##### Record list #####

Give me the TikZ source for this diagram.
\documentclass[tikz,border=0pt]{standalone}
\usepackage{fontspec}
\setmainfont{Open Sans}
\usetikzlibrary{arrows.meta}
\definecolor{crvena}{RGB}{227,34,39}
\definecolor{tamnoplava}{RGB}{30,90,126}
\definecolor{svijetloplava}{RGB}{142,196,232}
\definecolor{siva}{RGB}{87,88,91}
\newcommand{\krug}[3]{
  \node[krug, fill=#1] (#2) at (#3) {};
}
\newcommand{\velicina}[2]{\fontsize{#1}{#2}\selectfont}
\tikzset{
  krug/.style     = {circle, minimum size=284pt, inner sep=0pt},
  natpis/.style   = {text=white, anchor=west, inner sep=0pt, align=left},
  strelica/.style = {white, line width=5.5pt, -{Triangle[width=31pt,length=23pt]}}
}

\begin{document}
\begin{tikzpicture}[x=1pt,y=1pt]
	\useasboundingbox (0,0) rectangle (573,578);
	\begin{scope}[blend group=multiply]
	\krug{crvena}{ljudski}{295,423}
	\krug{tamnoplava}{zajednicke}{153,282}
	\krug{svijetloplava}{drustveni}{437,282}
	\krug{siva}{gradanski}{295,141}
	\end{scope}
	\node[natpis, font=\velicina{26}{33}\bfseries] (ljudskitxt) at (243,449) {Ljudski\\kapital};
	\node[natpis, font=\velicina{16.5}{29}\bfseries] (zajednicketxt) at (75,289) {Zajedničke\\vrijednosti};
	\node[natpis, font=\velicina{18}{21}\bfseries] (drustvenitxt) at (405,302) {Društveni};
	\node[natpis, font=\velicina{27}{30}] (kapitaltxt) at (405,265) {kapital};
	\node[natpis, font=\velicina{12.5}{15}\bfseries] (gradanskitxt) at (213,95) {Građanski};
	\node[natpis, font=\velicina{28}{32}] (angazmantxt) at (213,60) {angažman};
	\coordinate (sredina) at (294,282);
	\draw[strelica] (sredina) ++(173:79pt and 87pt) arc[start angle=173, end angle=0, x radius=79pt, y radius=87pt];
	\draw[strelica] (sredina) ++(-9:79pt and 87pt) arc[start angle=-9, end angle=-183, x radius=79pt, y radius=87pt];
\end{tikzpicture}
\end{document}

#####
##### Record list #####

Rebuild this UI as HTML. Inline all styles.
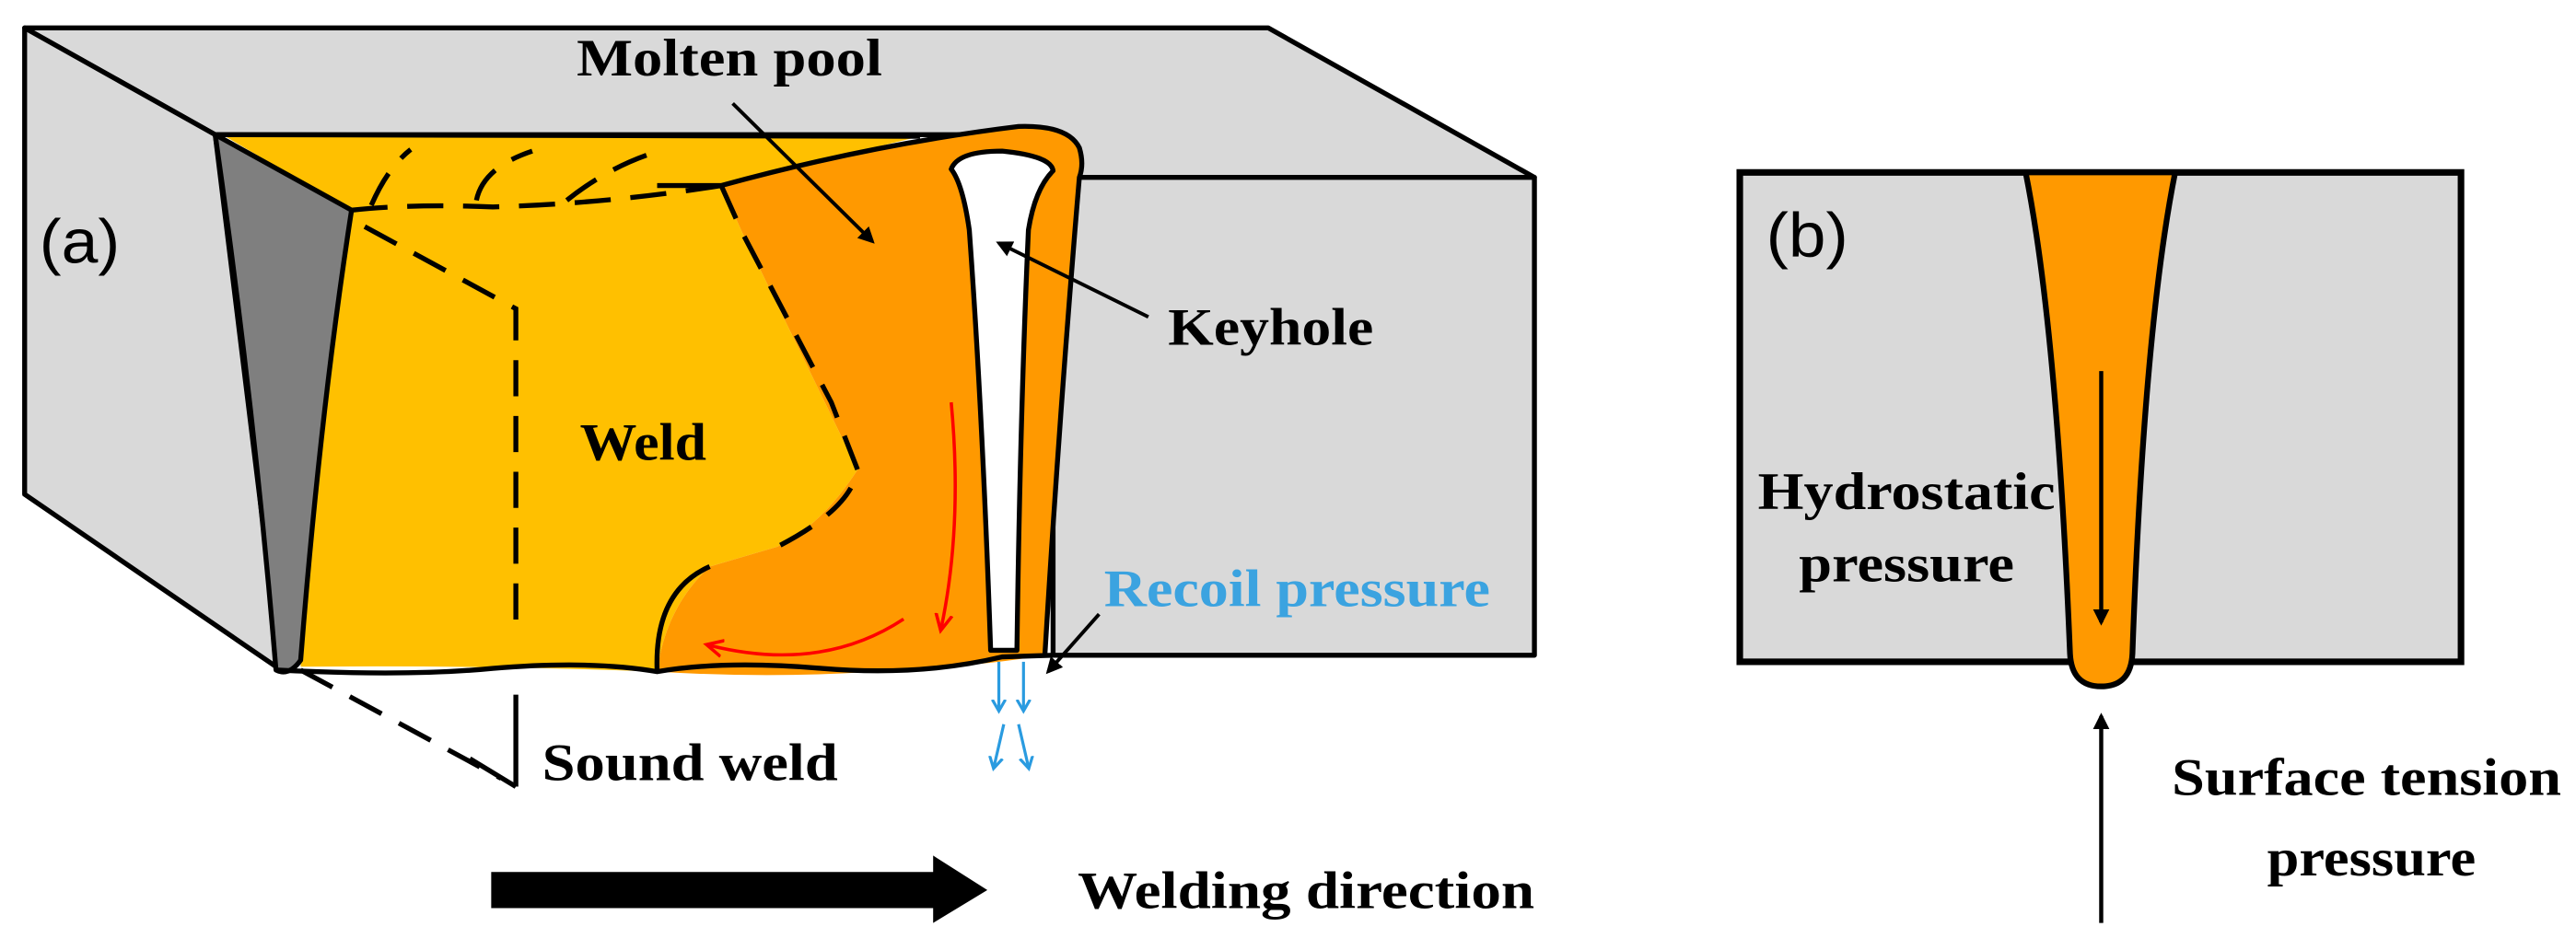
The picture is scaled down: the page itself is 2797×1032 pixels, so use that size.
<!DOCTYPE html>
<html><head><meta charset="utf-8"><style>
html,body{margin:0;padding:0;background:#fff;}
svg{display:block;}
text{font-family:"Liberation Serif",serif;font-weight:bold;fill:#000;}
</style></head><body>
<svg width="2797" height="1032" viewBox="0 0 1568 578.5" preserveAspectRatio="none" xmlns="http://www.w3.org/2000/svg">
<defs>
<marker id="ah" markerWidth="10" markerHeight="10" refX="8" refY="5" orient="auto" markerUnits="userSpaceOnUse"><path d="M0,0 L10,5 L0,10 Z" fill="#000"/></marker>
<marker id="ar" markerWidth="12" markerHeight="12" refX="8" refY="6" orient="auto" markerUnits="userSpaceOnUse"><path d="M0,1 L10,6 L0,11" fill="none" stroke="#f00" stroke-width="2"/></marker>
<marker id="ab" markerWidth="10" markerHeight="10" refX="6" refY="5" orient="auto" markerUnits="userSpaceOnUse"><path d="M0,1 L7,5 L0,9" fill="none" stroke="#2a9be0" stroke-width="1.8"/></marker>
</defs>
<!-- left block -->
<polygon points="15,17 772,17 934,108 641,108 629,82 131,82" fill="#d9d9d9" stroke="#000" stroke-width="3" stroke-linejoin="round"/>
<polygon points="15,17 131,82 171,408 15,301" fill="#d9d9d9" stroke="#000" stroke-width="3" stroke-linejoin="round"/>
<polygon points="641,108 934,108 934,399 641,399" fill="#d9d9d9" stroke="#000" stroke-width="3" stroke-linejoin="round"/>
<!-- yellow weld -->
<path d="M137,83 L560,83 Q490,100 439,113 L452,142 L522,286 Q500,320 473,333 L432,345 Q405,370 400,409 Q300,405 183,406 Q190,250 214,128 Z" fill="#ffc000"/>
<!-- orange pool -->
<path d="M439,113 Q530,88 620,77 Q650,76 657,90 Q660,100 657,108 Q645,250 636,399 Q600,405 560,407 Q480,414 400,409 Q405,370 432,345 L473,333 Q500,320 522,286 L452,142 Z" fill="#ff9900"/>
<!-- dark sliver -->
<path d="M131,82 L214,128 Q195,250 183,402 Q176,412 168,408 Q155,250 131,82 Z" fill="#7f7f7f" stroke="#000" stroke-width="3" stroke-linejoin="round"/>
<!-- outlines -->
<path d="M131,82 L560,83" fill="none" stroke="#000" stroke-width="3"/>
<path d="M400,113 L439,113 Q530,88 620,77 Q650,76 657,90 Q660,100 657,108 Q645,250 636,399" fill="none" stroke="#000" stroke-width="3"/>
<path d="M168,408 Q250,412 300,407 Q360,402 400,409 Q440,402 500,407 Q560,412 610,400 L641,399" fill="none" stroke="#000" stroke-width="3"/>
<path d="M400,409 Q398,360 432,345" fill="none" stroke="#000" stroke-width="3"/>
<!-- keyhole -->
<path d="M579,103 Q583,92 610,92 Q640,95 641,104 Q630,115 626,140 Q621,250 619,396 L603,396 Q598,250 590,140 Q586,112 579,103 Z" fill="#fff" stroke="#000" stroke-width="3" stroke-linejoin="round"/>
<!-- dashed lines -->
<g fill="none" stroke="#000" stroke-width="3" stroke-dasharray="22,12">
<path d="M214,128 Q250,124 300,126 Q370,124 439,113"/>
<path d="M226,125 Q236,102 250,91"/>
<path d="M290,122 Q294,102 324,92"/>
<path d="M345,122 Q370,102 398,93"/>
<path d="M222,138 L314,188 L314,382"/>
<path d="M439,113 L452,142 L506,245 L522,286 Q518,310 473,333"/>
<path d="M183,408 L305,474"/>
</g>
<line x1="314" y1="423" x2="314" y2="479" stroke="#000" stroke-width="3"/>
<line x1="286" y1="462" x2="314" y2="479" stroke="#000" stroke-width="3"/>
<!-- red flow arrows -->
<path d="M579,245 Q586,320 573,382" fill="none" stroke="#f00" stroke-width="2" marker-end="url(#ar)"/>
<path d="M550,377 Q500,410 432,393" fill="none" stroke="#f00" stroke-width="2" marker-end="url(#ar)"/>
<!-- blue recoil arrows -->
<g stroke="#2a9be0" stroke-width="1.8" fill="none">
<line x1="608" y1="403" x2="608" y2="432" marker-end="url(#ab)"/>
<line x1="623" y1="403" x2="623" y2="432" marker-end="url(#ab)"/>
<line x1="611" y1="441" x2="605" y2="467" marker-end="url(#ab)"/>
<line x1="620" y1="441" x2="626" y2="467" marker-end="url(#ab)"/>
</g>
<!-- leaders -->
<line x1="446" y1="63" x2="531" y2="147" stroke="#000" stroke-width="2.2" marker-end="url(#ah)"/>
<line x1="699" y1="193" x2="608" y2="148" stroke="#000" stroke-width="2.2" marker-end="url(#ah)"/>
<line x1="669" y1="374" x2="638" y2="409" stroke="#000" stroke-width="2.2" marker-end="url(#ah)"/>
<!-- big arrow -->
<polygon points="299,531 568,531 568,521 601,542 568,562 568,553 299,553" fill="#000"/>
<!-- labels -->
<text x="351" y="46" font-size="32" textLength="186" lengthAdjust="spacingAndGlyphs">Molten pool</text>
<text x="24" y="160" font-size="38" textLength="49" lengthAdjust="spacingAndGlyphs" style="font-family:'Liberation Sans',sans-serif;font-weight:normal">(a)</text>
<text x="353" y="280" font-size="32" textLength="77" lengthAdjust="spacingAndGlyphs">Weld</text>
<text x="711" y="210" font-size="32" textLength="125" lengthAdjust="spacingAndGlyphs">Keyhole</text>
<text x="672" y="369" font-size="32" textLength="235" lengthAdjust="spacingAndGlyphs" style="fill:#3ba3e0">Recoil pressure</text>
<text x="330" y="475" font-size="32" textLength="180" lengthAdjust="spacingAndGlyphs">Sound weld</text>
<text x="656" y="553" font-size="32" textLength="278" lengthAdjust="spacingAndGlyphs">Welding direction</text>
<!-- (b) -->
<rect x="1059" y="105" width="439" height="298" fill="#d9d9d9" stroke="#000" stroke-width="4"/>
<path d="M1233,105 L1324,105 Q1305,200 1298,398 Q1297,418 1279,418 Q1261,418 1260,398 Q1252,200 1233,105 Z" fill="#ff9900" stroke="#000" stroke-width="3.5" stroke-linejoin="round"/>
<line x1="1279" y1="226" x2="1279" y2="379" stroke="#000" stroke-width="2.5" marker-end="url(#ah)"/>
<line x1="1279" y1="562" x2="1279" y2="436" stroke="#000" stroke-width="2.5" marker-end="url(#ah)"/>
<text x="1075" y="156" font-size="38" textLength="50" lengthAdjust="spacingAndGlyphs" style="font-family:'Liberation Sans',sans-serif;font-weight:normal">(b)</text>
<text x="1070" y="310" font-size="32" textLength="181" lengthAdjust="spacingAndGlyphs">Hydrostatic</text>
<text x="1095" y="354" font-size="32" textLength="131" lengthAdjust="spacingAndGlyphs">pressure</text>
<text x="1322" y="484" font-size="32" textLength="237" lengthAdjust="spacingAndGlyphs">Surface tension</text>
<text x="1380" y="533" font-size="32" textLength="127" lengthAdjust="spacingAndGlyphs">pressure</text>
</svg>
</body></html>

#####

### What you should do
Leave out every line without the string "this" and copy the rest.

### Solution to the problem
Give me the TikZ source for this diagram.
Rebuild this UI as HTML. Inline all styles.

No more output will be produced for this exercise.